Some of our top mileage members have never sat their backsides on an e-bike. Other riders with significant mileage numbers only roll out with electric-assist. Our club member expressed the opinion that this situation represented a disparity and that mileage was not being awarded on a level playing field. They felt some mileage numbers should have an asterisk to indicate those miles were not all accumulated through human power exclusively.
Board members, representing both sides of the argument (those with and without e-assist), contributed their thoughts on the matter: ✎
- All mileage is on an honor system. It never has been nor is it going to be an exact portrayal of how many club miles have actually been ridden.
- Members on e-bikes are usually using the lowest setting on their assist level to make sure their battery lasts until the end of the ride. They are getting help from the power-assist but very little. They are not using TURBO mode (if they have that feature) to literally just coast along at 15 to 20 miles an hour. We see those bikes with throttles on the road with riders barely pedaling when the bike is zooming along.
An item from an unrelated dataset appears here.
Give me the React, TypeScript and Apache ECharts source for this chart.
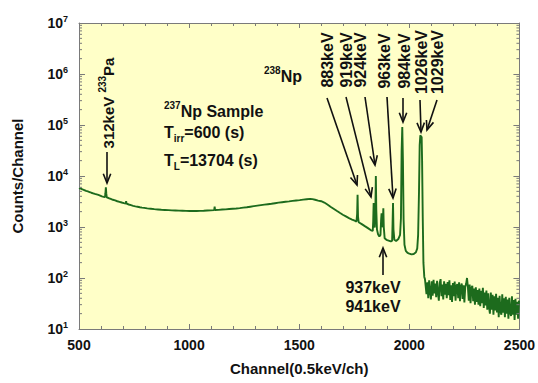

- Many variables affect mileage: age, bike (even if not an e-bike, is it old and heavy or new and super lightweight?), or trikes (electric assist trikes can weigh in at over 60 pounds, so they may have assist but also have more to move).
- I noted that I had been the stoker on a tandem for many of my club miles. Working in unison made riding easier. And it was not unusual for someone to yell out to my captain (that’s the front person on a tandem), “Hey, your stoker isn’t working very hard back there!” (stoker being the person in the back on a tandem).
Overall, some miles come easy with flat, smooth roads and a tailwind. Others, as I’ve heard about in the Gorge, can be challenging with a rough road going downhill and a headwind forcing you to pedal furiously to keep moving forward.
Even if we were to try to equalize the mileage, how would we incorporate all the variables and give them weight as elements for earning mileage? How would we keep track of who rode what on each ride?
No, it’s not a level playing field. But I’m proud of our club for accepting all comers, however you roll. We are only competing against ourselves, not each other. We are all sharing a journey together each ride we participate in, not trying to win anything. I just want my friends to be out there as long as they can be…however they make that happen. No judgment.